No revolutionary can operate with a notion of “no compromise” for the best way of advancing a long-term goal may necessitate compromise at any particular moment. Whether or not the compromise is necessary must be assessed on the basis of the ethical and strategic principles that may well equally motivate continuation of war or other apparently more militant approaches. Sometimes one has to take a number of routes to reach a goal. Thus, in his Life of Galileo, Bertolt Brecht quotes Galileo as saying: “If there are obstacles the shortest line between two points may well be a crooked line.”
There are many people who may be cynical about this “National Dialogue” initiative. The presence of FW de Klerk, the last apartheid president will anger many and already the EFF have voiced their –possibly qualified- rejection of the initiative primarily in relation to the presence of de Klerk (http://www.effonline.org/single-post/2017/05/05/EFF-REJECTS-THE-NATIONAL-DIALOGUE-INITIATIVE-AS-A-REPETITION-OF-THE-FAILED-CODESA).
Some will depict the presence of Thabo Mbeki as bitterness at his ousting, which saw the rise of Zuma to the presidency and Kgalema Motlanthe may also be depicted as motivated by resentment since he was defeated when contesting the ANC presidency with Zuma in 2012. When one leaves the presidency one obviously has to handle one’s public interventions with care because one does not want what one says to be interpreted as attempts at “back seat driving” or to “rule from the grave” or continuing resentment at loss of power. For that reason, we know that Mbeki and Motlanthe have been very cautious in making public statements. It is only in the last year or two that they have entered into public debate and criticised what is happening under the leadership of Zuma or discussed the potential options of MPs in the forthcoming parliamentary vote of no confidence in President Zuma.
They have done this with dignity and without entering into discussions over who should contest any position in the ANC or government. They have spoken on the basis of what they see as their responsibility to the country at large. They also see this as compatible with their loyalty to the ANC.
I support this initiative. That does not mean that I see it as a static platform whose permutations, potential shape and direction have been finally decided by those who have initiated the dialogue. In the dialogues, themselves it will be necessary to constantly advance a range of options that may enable the initiative itself to be broadened and deepened in accordance with the aspirations of the people of South Africa.
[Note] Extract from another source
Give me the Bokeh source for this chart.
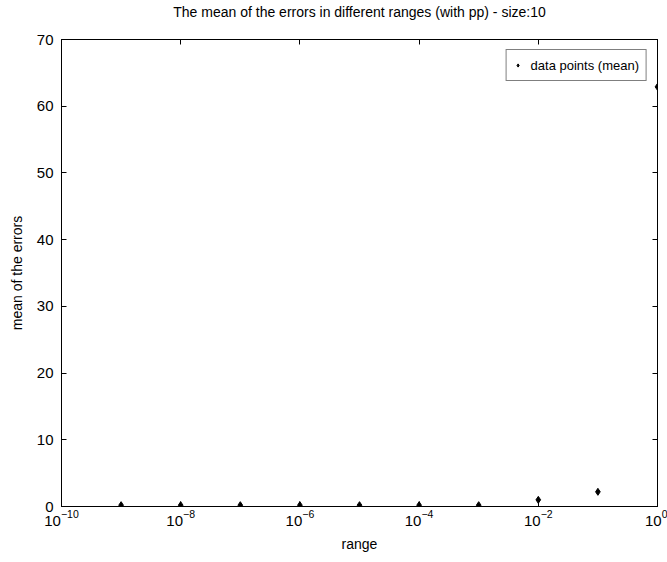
from bokeh.plotting import figure
from bokeh.models import LogAxis, LinearAxis, FixedTicker, Range1d, Legend, LegendItem, CustomJSTickFormatter
from bokeh.embed import file_html
from bokeh.resources import INLINE

# data
x_values = [1e-9, 1e-8, 1e-7, 1e-6, 1e-5, 1e-4, 1e-3, 1e-2, 1e-1, 1e0]
y_values = [0.2, 0.2, 0.2, 0.2, 0.2, 0.2, 0.2, 1.0, 2.2, 62.9]
x_ticks = [1e-10, 1e-8, 1e-6, 1e-4, 1e-2, 1e0]
y_ticks = [0, 10, 20, 30, 40, 50, 60, 70]
title_text = "The mean of the errors in different ranges (with pp) - size:10"
legend_text = "data points (mean)"

FONT = "Liberation Sans"

p = figure(x_axis_type="log", frame_width=596, frame_height=467,
           x_range=Range1d(1e-10, 1e0), y_range=Range1d(0, 70),
           output_backend="svg", toolbar_location=None,
           min_border_left=61, min_border_right=10, min_border_top=39, min_border_bottom=56,
           background_fill_color="white", border_fill_color="white")
p.title.text = title_text
p.title.align = "center"
p.title.text_font = FONT
p.title.text_font_size = "14px"
p.title.text_font_style = "normal"
p.title.text_color = "black"
p.title.standoff = 2

p.xgrid.visible = False
p.ygrid.visible = False
p.outline_line_color = "black"
p.outline_line_width = 1

def style(ax):
    ax.axis_line_color = "black"
    ax.major_tick_in = 5
    ax.major_tick_out = 0
    ax.minor_tick_line_color = None
    ax.major_tick_line_color = "black"
    ax.major_label_text_font = FONT
    ax.major_label_text_font_size = "15px"
    ax.major_label_text_color = "black"
    ax.axis_label_text_font = FONT
    ax.axis_label_text_font_size = "14px"
    ax.axis_label_text_font_style = "normal"
    ax.axis_label_text_color = "black"

xa = p.xaxis[0]
ya = p.yaxis[0]
style(xa)
style(ya)
xa.ticker = FixedTicker(ticks=x_ticks)
ya.ticker = FixedTicker(ticks=y_ticks)
xa.axis_label = "range"
ya.axis_label = "mean of the errors"
xa.major_label_standoff = 3
ya.major_label_standoff = 8
xa.axis_label_standoff = 7
ya.axis_label_standoff = 9

top = LogAxis(ticker=FixedTicker(ticks=x_ticks), formatter=CustomJSTickFormatter(code="return ''"))
style(top)
top.major_label_standoff = 0
top.major_label_text_font_size = "4px"
top.axis_label = " "
top.axis_label_text_font_size = "10px"
top.axis_label_standoff = 5
p.add_layout(top, "above")
right = LinearAxis(ticker=FixedTicker(ticks=y_ticks), formatter=CustomJSTickFormatter(code="return ''"))
style(right)
right.major_label_standoff = 0
right.major_label_text_font_size = "4px"
p.add_layout(right, "right")

r = p.scatter(x_values, y_values, marker="diamond", size=7, color="black")

legend = Legend(items=[LegendItem(label=legend_text, renderers=[r])],
                location="top_right")
legend.label_text_font = FONT
legend.label_text_font_size = "13px"
legend.label_text_color = "black"
legend.border_line_color = "black"
legend.border_line_width = 1
legend.padding = 7
legend.margin = 10
legend.glyph_width = 8
legend.glyph_height = 16
legend.label_height = 16
legend.label_standoff = 9
legend.background_fill_alpha = 1
p.add_layout(legend, "center")

open("out.html", "w").write(file_html(p, INLINE))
Certainly, this initiative may be seen as elite-driven. But it is up to other constituencies to grasp the opportunity to make this a truly national initiative by advancing and inserting their general and specific demands as part of an ongoing process aimed at defining the future. They will also need to insist that the constituencies from which these demands derive are themselves physically present and that the notion of listening-in the dialogue- is in fact realised.